Well, we can never read it all. Once, up until the 18th century, I think, it was possible for one man (or woman) to have read everything, EVERYTHING ever published. Some had done it. Coleridge is believed to have come close, though he lived into the printing boom. It is now not only impossible to read everything, it is not even close to possible to read everything even on one narrow subject. OK, maybe you could read everything about, say, organic okra farming, but you could never read everything about organic farming in general. And even excluding the internet (who does that now?), there are far too many books and periodicals. Even excluding periodicals, there are far too many books to read them all. One must choose. One is, of necessity, choosing to exclude thousands of books when one picks up one. When I picked up one particular biography on Tolkien last night, I was excluding all the others [unfortunately, for that one turned out to be no good as far as getting to know Tolkien the man]. So should young readers be trained to be snackers in literature? Read a little snippet of English poetry, a bite of Japanese prose, a tidbit of African folk tale, an appetizer of Australian fiction, an hoers d’ouevres of the American novel, a taste of Greek epic, a nibble of Latin epigram, a sip of Norse myth, a crumb of Saxon verse, a sampling of Asian poems, and a smorgasbord of modern plays? Or should they first be immersed in one tradition, so as to have some comparison to jump off of, some foundation to judge from?
Well, then the question becomes, whose tradition should be privileged in American education? Ours, simply because we were born into it? Well, why not. It’s a good tradition. Does it boast anything over others? Well, maybe it boasts its long association with the Judeo-Christian tradition. Maybe we (Westerners, Americans, Christians) think our literature is worth teaching to our children because of its spiritually healthy origins and associations.
Or, to put the same thing in a negative way: Perhaps as Christians we are afraid of losing the great spiritual classics, the books from a time that was, apparently, more sensitive to the Holy Spirit than now. Perhaps we understand the loss to consciousness, the weakness of a worldview built without (for example) Milton’s perspective on sin, marital love, choice, divine predestination, the problem of evil, the possibility of Paradise, the necessity of the Son of God as intercessor, etc. There is something about reading these things in his fabulous blank verse that brings them to life. It’s not better than reading the Bible, but it might be more memorable, or more vivid, or more fresh and new. So, yes, Christians can always read the Bible, but won’t we lose something without Milton?

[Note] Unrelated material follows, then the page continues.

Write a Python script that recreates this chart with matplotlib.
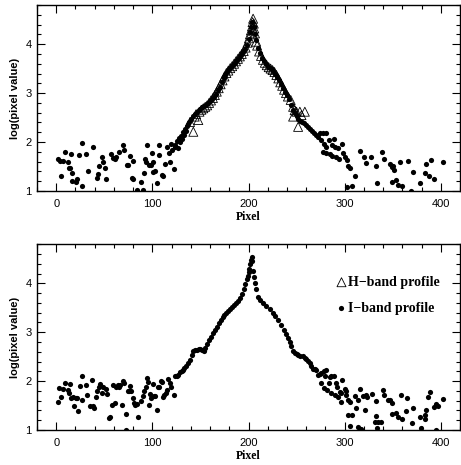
import matplotlib
matplotlib.use("Agg")
import matplotlib.pyplot as plt
from matplotlib.ticker import MultipleLocator
import numpy as np

# ---------------- data ----------------
# Top panel, I-band profile (dots)
top_i_x = [1.4, 4.2, 4.8, 6.9, 9.3, 12.1, 13.8, 14.5, 15.6, 16.3, 16.6, 20.8, 21.1, 23.9, 26.3, 27.0,
           31.1, 32.9, 38.1, 42.2, 43.3, 44.6, 47.1, 48.4, 51.2, 52.2, 56.7, 59.5, 61.6, 62.3, 65.1,
           69.2, 70.6, 73.7, 75.1, 77.2, 78.9, 79.6, 80.3, 83.7, 88.6, 90.0, 91.3, 92.0, 93.4, 94.1,
           96.2, 98.3, 99.7, 100.7, 101.0, 103.1, 104.5, 106.6, 107.3, 110.0, 111.4, 112.8, 114.9,
           117.0, 118.3, 119.0, 120.4, 122.1, 123.2,
           124, 126, 126.5, 128, 129, 130, 131, 132, 133, 134, 135, 136, 137, 138, 140, 142, 144, 146,
           148, 150, 152, 154, 156, 158, 160, 162, 164, 166, 168, 170, 172, 174, 176, 178, 180, 182,
           184, 186, 188, 190, 192, 194, 196, 198, 200, 202, 203, 204, 206, 207, 208, 210, 212, 214,
           216, 218, 220, 222, 224, 226, 228, 230, 232, 234, 236, 238, 240, 242, 244, 246, 248, 250,
           252, 254, 256, 258, 260, 262, 264, 266, 268, 270,
           272.4, 274.8, 277.6, 280.4, 275.9, 278.6, 281.1, 283.5, 288.7, 286.6, 289.7, 293.2, 277.6,
           281.1, 284.5, 287.3, 290.8, 294.2, 297.0, 298.4, 300.1, 302.5, 303.6, 305.3, 311.2, 302.9,
           308.1, 315.7, 320.5, 322.0, 327.8, 333.0, 333.7, 339.2, 340.6, 346.8, 348.9, 350.3, 351.3,
           348.9, 353.8, 355.5, 358.0, 360.0, 365.9, 369.3, 371.4, 378.3, 383.5, 384.9, 387.7, 389.4,
           392.5, 402.2]
top_i_y = [1.65, 1.61, 1.31, 1.61, 1.80, 1.59, 1.48, 1.48, 1.75, 1.37, 1.20, 1.19, 1.24, 1.73, 1.11, 1.99,
           1.75, 1.40, 1.90, 1.26, 1.34, 1.51, 1.70, 1.59, 1.46, 1.25, 1.76, 1.67, 1.65, 1.69, 1.80,
           1.93, 1.84, 1.54, 1.54, 1.71, 1.27, 1.62, 1.25, 1.03, 1.19, 1.02, 1.37, 1.65, 1.59, 1.94,
           1.54, 1.53, 1.78, 1.60, 1.39, 1.41, 1.16, 1.73, 1.93, 1.33, 1.31, 1.56, 1.90,
           1.77, 1.60, 1.96, 1.84, 1.44, 1.90,
           1.95, 2.02, 1.88, 2.08, 2.00, 2.13, 2.07, 2.20, 2.14, 2.27, 2.22, 2.33, 2.36, 2.40, 2.47, 2.53, 2.58, 2.62,
           2.65, 2.68, 2.71, 2.74, 2.76, 2.80, 2.84, 2.88, 2.93, 2.99, 3.06, 3.13, 3.22, 3.30, 3.38, 3.44, 3.49, 3.53,
           3.57, 3.62, 3.67, 3.72, 3.77, 3.83, 3.90, 3.98, 4.10, 4.25, 4.35, 4.45, 4.35, 4.20, 4.08, 3.93, 3.81, 3.72,
           3.65, 3.59, 3.54, 3.51, 3.49, 3.46, 3.40, 3.33, 3.26, 3.18, 3.10, 3.03, 2.96, 2.87, 2.76, 2.66, 2.59, 2.53,
           2.48, 2.44, 2.41, 2.38, 2.35, 2.30, 2.26, 2.22, 2.18, 2.14,
           2.11, 2.18, 2.19, 2.18, 2.04, 1.97, 1.90, 2.05, 2.07, 1.94, 1.90, 1.87, 1.80,
           1.77, 1.76, 1.71, 1.70, 1.65, 1.97, 1.77, 1.70, 1.63, 1.52, 1.46, 1.31, 1.09,
           1.11, 1.82, 1.69, 1.58, 1.70, 1.52, 1.16, 1.80, 1.65, 1.55, 1.50, 1.52, 1.43,
           1.19, 1.22, 1.12, 1.59, 1.10, 1.61, 1.01, 1.38, 1.17, 1.37, 1.55, 1.31, 1.63,
           1.24, 1.60]

# Top panel, H-band profile (open triangles)
top_h_x = [139.2, 142.6, 144, 145.5, 147.8, 149, 151, 153, 155, 157, 159, 161, 163, 165, 167, 169, 171,
           173, 175, 177, 179, 181, 183, 185, 187, 189, 191, 193, 195, 197, 199, 200.5, 201.5, 202.5,
           203.5, 204.2, 204.8, 205.5, 206, 206.8, 208, 209, 211, 213, 215, 217, 219, 221, 223, 225,
           227, 229, 231, 233, 235, 237, 239, 241, 243.9, 246.4, 246.4, 248, 249.9, 251.6, 253.4,
           255.1, 258.6]
top_h_y = [2.41, 2.21, 2.52, 2.57, 2.45, 2.62, 2.66, 2.69, 2.72, 2.75, 2.80, 2.85, 2.90, 2.96, 3.03, 3.10, 3.18,
           3.26, 3.34, 3.41, 3.46, 3.51, 3.55, 3.60, 3.65, 3.70, 3.75, 3.80, 3.86, 3.93, 4.03, 4.12, 4.20, 4.28,
           4.36, 4.45, 4.52, 4.42, 4.32, 4.22, 4.05, 3.97, 3.85, 3.76, 3.68, 3.62, 3.57, 3.53, 3.50, 3.47,
           3.43, 3.37, 3.30, 3.22, 3.15, 3.07, 3.00, 2.93, 2.86, 2.72, 2.52, 2.65, 2.62, 2.31, 2.62,
           2.55, 2.62]

# Bottom panel, I-band profile (dots)
bot_i_x = [1.4, 2.8, 5.2, 6.9, 9.0, 12.5, 13.8, 14.5, 15.6, 17.0, 18.7, 20.1, 21.1, 22.5, 24.9, 26.6, 27.3,
           30.8, 32.5, 34.9, 37.7, 38.4, 39.8, 41.2, 42.9, 44.6, 45.7, 47.4, 49.1, 51.9, 52.6, 55.4, 56.4,
           57.8, 59.5, 60.9, 62.6, 64.4, 65.4, 66.4, 68.5, 69.6, 70.9, 72.3, 73.0, 74.4, 75.4, 76.5, 77.5,
           79.6, 81.3, 82.0, 83.7, 85.5, 87.9, 90.0, 91.0, 93.1, 94.1, 95.2, 96.2, 97.6, 98.6, 100.7, 102.1,
           103.1, 104.8, 106.2, 107.3, 108.7, 110.4, 110.7, 112.1, 113.8, 114.9, 116.6, 118.3, 119.7, 122.1,
           123.5, 125.3, 126.6, 128.7, 130.4, 132.2,
           133, 135, 137, 139, 141, 142.6, 144, 146, 148, 150, 152, 153.7, 155, 157, 159, 161, 163, 165,
           167, 169, 171, 173, 175, 177, 179, 181, 183, 185, 187, 189, 191, 193, 195, 196.5, 198, 199,
           200, 201, 202, 202.5, 203.2, 203.8, 204.9, 205.6, 206.6, 208, 210.1, 212, 215.3, 218, 222,
           225, 228, 231, 234, 237, 239, 241, 243, 244.7, 246.4, 248, 250, 251.6, 254, 256.8, 258.5,
           260.3, 262, 263.8, 265.5, 267.2, 269, 270.6, 272.4, 274, 275.9, 278.3, 281.1, 279.4,
           275.9, 278.3, 281.8, 283.5, 284.5, 286.3, 288.7, 291.4, 292.1, 294.9, 296.6, 297.7, 300.1,
           301.8, 303.6, 305.3, 286.3, 289.7, 293.2, 296.6, 301.1, 310.5, 313.9, 315.7, 319.1, 321.9,
           323.3, 328.5, 332.3, 339.9, 345.1, 303.9, 308.1, 311.5, 320.9, 313.9, 317.4, 333.0, 331.3,
           334.7, 334.0, 305.3,
           338.2, 340.6, 347.5, 349.6, 349.6, 353.8, 355.5, 360.0, 358.9, 364.1, 365.2, 369.7, 371.1,
           377.9, 379.7, 383.8, 383.2, 385.0, 386.8, 389.2, 392.6, 394.7, 397.1, 394.6, 402.2]
bot_i_y = [1.57, 1.85, 1.68, 1.84, 1.96, 1.82, 1.75, 1.94, 1.65, 1.68, 1.50, 1.65, 1.65, 1.38, 1.91, 2.10, 1.62,
           1.92, 1.72, 1.50, 2.03, 1.49, 1.44, 1.68, 1.79, 1.89, 1.94, 1.75, 1.89, 1.84, 1.74, 1.24, 1.27,
           1.51, 1.92, 1.55, 1.89, 1.92, 1.88, 1.92, 1.51, 2.01, 1.96, 1.33, 1.00, 1.79, 1.79, 1.90, 1.79,
           1.65, 1.55, 1.51, 1.53, 1.26, 1.60, 1.70, 1.79, 1.89, 2.06, 1.99, 1.51, 1.74, 1.65, 1.94, 1.70,
           1.70, 1.41, 1.89, 1.89, 2.01, 1.99, 1.68, 1.72, 1.75, 1.82, 2.04, 1.96, 1.89, 1.72,
           2.10, 2.10, 2.12, 2.18, 2.20, 2.23,
           2.26, 2.31, 2.38, 2.44, 2.53, 2.61, 2.63, 2.64, 2.65, 2.65, 2.64, 2.61, 2.68, 2.76, 2.84, 2.91, 2.98, 3.04,
           3.11, 3.18, 3.25, 3.31, 3.36, 3.40, 3.44, 3.47, 3.51, 3.55, 3.59, 3.64, 3.70, 3.78, 3.88, 3.98, 4.08, 4.16,
           4.23, 4.30, 4.40, 4.47, 4.53, 4.45, 4.25, 4.13, 4.01, 3.88, 3.72, 3.66, 3.60, 3.54, 3.47,
           3.40, 3.33, 3.25, 3.15, 3.05, 2.97, 2.88, 2.81, 2.71, 2.61, 2.57, 2.55, 2.54, 2.52, 2.51, 2.48,
           2.45, 2.41, 2.38, 2.31, 2.25, 2.24, 2.23, 2.13, 2.15, 2.16, 2.20, 2.22, 2.10,
           1.96, 1.86, 1.82, 1.96, 2.08, 2.11, 2.10, 1.97, 1.88, 1.77, 1.75, 2.03, 1.84,
           1.72, 1.62, 1.58, 1.75, 1.72, 1.68, 1.58, 1.79, 1.70, 1.62, 1.84, 1.70, 1.72,
           1.67, 1.74, 1.60, 1.82, 1.62, 1.31, 1.31, 1.44, 1.41, 1.07, 1.03, 1.29, 1.17,
           1.17, 1.05, 1.08,
           1.17, 1.72, 1.62, 1.56, 1.33, 1.34, 1.26, 1.22, 1.72, 1.38, 1.65, 1.14, 1.44,
           1.26, 1.05, 1.31, 1.22, 1.40, 1.68, 1.77, 1.48, 1.53, 1.50, 1.01, 1.63]

x_ticks = [0, 100, 200, 300, 400]
y_ticks = [1, 2, 3, 4]
x_label = "Pixel"
y_label = "log(pixel value)"
legend_labels = ["H\u2212band profile", "I\u2212band profile"]

# ---------------- figure ----------------
W, H = 461, 465
fig = plt.figure(figsize=(W / 100, H / 100), dpi=100)

sans = ["Liberation Sans", "DejaVu Sans"]
serif = ["Liberation Serif", "DejaVu Serif"]

ax_top = fig.add_axes([37 / W, 1 - 191 / H, (460 - 37) / W, (191 - 5) / H])
ax_bot = fig.add_axes([37 / W, 1 - 430 / H, (460 - 37) / W, (430 - 244.3) / H])

DOT_S = 14
TRI_S = 42


def style(ax):
    ax.set_xlim(-20, 420)
    ax.set_ylim(1, 4.8)
    ax.set_xticks(x_ticks)
    ax.set_yticks(y_ticks)
    ax.xaxis.set_minor_locator(MultipleLocator(20))
    ax.yaxis.set_minor_locator(MultipleLocator(0.2))
    ax.tick_params(which="both", direction="in", top=True, right=True, width=0.8, colors="black")
    ax.tick_params(which="major", length=6)
    ax.tick_params(which="minor", length=3)
    ax.tick_params(axis="x", pad=6)
    ax.tick_params(axis="y", pad=4)
    for lab in ax.get_xticklabels() + ax.get_yticklabels():
        lab.set_family(sans)
        lab.set_fontsize(8)
    for s in ax.spines.values():
        s.set_linewidth(1.0)
    ax.set_xlabel(x_label, family=serif, fontweight="bold", fontsize=8.5, labelpad=1)
    ax.set_ylabel(y_label, family=sans, fontweight="bold", fontsize=8, labelpad=4)


# top panel
ax_top.scatter(top_i_x, top_i_y, s=DOT_S, c="black", marker="o", linewidths=0, zorder=2)
ax_top.scatter(top_h_x, top_h_y, s=TRI_S, facecolors="none", edgecolors="black", marker="^",
               linewidths=0.6, zorder=3)
style(ax_top)

# bottom panel
hb = ax_bot.scatter([], [], s=TRI_S, facecolors="none", edgecolors="black", marker="^", linewidths=0.6)
ib = ax_bot.scatter(bot_i_x, bot_i_y, s=DOT_S, c="black", marker="o", linewidths=0, zorder=2)
style(ax_bot)

leg = ax_bot.legend([hb, ib], legend_labels, loc="upper left", bbox_to_anchor=(0.71, 0.83),
                    frameon=False, handlelength=0.6, handletextpad=0.15, labelspacing=0.95,
                    borderpad=0, borderaxespad=0, scatterpoints=1,
                    prop={"family": serif, "weight": "bold", "size": 10})

fig.savefig("out.png", dpi=100)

That said, our “Western Canon” does not include Jewish writing, or a lot of the early Christian fathers, or the mystics (generally). And the new shift towards finding out overlooked authors often turns up very spiritual characters, such as Jones Very and Alice Meynell.
Part of me wants to end this by saying: The Holy Spirit will take care of Himself. God is big enough to be found through any literary tradition, and He will not let truth disappear. Reading, say the writings of Confucius instead of the Book of Proverbs, or even Poor Richard’s Almanac, will not make Proverbs any less true, or the writings of Confucius anything more than sometimes right and sometimes wrong thoughts of a wise but fallen human being. So should we teach any and all literature and let God look after the formation of young minds?
Or should we approach this from another point of view? “Train up a child in the way he should go, and when he is old he will not depart from it.” Train up a child surrounded by the books that are rooted in the spiritual tradition s/he must be rooted in, and then s/he will grow up with a taste for The Good. Maybe. Then, as you say Rosie, then teach readers as they grow older to dip into every tradition for the flavours of the exotic, the tastes of the foreign.
I’d love to hear what other people have to say. I’d love to know what somebody thinks who was raised on the literature of another culture all together and thinks that has contributed only positively to his/her Christian worldview.